Stated exercise: Take every line from the first down to the line with "cycles = list(range(1, 46))" and set it down exactly, without the pictures.

Provided data:
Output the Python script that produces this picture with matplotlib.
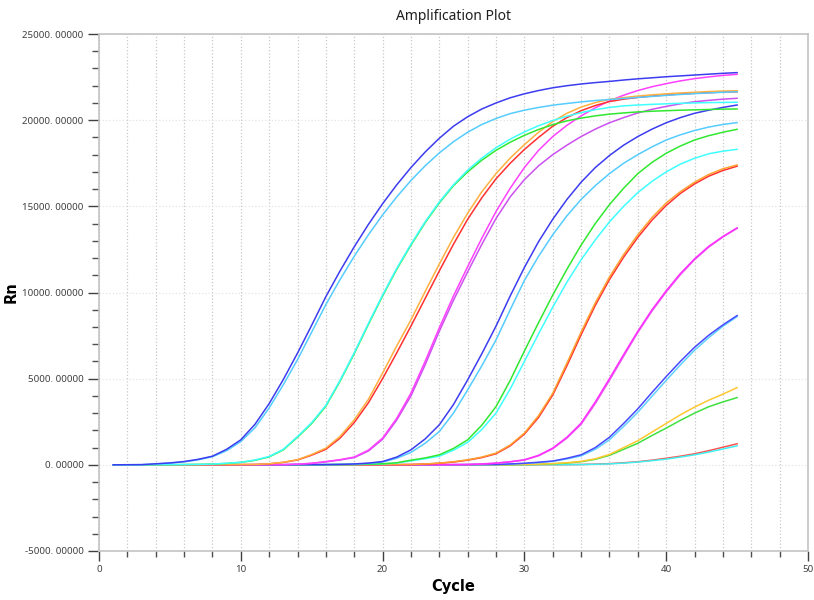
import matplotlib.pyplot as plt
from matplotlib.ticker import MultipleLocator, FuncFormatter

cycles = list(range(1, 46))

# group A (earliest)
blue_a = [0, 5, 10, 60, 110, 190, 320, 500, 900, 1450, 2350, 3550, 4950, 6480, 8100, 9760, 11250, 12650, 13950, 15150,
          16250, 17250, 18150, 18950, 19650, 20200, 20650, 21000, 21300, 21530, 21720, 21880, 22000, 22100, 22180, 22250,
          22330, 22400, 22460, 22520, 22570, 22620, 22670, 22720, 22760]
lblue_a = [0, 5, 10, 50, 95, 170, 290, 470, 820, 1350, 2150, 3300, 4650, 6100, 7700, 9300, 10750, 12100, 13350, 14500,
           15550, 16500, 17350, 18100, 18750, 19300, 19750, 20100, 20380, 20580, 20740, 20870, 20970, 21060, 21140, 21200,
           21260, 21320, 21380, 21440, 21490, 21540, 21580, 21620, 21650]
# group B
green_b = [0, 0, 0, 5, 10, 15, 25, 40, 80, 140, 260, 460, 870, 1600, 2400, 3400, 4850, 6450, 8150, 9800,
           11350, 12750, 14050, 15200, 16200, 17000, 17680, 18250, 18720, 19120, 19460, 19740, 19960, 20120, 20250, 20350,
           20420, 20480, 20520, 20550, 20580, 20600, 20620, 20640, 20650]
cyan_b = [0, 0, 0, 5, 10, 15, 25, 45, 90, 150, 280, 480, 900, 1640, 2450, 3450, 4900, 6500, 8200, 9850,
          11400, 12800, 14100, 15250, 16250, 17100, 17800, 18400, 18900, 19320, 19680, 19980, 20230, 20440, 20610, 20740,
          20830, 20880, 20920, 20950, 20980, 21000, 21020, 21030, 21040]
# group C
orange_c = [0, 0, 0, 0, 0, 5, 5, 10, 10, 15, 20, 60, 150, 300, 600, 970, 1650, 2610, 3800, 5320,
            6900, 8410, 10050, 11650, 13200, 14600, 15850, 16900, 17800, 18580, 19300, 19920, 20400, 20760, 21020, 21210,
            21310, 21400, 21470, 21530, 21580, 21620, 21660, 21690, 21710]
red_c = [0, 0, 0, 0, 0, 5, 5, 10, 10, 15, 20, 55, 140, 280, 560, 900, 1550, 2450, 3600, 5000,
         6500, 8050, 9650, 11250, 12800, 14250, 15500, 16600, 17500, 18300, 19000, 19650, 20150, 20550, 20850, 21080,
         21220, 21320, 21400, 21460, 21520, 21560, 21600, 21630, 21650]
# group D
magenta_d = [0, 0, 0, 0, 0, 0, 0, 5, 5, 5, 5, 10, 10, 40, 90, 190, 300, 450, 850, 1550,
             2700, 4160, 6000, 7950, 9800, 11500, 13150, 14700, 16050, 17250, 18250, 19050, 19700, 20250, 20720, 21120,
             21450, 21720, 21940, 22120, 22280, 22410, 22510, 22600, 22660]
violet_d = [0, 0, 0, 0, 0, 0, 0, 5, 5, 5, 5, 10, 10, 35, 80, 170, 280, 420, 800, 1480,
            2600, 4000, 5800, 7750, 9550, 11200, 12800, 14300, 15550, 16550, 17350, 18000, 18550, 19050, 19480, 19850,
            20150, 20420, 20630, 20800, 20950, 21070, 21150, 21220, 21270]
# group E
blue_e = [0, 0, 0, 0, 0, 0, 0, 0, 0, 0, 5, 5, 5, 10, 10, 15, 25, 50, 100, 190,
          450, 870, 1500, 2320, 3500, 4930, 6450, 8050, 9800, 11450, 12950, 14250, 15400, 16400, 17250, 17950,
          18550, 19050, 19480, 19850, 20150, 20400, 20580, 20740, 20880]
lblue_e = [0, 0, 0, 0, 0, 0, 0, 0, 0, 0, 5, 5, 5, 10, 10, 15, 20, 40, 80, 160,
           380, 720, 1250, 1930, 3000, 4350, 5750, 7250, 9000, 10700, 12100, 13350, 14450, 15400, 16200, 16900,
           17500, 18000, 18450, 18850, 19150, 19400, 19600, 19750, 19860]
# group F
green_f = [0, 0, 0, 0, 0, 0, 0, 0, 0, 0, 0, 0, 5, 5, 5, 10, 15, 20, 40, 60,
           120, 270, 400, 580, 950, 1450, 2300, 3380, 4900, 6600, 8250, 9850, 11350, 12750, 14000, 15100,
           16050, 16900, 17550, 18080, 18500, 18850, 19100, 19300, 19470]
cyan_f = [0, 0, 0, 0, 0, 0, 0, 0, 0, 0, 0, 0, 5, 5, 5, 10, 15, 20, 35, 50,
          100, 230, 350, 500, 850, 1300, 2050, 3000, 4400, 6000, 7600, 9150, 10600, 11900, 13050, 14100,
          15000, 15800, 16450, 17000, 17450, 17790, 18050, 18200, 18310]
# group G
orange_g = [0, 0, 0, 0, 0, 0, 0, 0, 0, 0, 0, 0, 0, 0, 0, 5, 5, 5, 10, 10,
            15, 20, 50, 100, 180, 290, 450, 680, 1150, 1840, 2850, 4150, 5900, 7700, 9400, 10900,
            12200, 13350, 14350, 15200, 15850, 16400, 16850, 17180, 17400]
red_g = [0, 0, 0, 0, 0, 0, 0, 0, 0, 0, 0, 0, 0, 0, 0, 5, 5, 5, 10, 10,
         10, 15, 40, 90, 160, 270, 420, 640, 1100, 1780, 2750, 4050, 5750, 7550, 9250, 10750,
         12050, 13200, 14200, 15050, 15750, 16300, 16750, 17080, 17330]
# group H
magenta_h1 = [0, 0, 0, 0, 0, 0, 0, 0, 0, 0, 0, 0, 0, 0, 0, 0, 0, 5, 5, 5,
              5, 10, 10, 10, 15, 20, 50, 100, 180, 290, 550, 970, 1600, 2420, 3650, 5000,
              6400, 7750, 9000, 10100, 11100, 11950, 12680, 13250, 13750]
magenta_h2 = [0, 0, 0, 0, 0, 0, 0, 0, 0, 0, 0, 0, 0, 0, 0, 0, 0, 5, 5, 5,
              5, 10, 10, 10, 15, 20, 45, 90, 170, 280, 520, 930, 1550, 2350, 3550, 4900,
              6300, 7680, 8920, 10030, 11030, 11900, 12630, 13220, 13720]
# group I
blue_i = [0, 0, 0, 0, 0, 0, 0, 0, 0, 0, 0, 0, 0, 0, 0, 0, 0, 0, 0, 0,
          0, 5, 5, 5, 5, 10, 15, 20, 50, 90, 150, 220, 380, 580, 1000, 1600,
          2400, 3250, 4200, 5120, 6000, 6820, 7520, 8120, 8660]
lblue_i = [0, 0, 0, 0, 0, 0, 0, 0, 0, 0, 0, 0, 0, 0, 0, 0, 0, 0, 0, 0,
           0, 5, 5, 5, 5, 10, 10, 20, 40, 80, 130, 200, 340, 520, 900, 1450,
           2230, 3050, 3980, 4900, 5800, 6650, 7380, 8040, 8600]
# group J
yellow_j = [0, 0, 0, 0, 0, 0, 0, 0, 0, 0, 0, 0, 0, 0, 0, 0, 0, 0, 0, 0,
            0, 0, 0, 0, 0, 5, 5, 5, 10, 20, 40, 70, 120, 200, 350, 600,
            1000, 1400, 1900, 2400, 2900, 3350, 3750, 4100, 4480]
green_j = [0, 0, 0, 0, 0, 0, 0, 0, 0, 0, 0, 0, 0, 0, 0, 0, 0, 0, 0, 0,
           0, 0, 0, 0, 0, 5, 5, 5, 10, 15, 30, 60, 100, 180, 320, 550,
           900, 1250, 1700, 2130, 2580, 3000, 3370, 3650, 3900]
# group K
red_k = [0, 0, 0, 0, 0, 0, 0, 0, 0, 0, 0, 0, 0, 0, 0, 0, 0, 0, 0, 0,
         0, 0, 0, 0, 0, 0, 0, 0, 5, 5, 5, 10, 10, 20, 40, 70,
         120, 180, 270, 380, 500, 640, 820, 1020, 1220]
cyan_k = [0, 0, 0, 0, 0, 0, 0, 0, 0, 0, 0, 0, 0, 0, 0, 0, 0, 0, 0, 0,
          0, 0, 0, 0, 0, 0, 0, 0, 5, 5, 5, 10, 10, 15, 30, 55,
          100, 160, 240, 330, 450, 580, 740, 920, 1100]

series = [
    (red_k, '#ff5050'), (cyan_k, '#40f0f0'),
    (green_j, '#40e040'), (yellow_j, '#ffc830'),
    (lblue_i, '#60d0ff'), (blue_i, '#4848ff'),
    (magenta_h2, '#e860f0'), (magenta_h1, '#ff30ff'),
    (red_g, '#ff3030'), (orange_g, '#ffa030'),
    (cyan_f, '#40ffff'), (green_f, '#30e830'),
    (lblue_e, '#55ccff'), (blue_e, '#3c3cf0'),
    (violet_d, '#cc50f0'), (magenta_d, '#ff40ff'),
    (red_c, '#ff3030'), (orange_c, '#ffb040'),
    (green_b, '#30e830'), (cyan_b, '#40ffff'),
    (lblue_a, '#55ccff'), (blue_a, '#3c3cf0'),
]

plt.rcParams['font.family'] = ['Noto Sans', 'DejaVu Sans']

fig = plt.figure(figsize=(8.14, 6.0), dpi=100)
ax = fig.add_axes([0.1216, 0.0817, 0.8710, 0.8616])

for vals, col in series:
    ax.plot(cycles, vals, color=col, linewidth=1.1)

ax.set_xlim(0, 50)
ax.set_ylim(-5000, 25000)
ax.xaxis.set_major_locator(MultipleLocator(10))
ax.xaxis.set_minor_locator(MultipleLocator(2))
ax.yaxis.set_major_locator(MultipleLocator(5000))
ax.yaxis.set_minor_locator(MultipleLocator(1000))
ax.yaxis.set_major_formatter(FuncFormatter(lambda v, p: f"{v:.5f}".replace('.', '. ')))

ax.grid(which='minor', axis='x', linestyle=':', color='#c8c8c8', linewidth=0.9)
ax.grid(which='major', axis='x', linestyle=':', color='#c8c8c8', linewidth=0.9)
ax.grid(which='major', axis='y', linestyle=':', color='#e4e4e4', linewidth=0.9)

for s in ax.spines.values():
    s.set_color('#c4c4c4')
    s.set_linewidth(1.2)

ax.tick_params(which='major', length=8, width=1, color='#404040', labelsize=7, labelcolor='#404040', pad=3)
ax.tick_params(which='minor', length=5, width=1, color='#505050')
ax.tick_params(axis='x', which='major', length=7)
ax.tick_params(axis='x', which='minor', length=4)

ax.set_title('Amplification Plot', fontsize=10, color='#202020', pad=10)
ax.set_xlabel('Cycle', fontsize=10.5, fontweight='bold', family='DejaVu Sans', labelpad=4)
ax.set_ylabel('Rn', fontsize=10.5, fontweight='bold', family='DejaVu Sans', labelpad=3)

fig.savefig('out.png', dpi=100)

Reply:
Output the Python script that produces this picture with matplotlib.
import matplotlib.pyplot as plt
from matplotlib.ticker import MultipleLocator, FuncFormatter

cycles = list(range(1, 46))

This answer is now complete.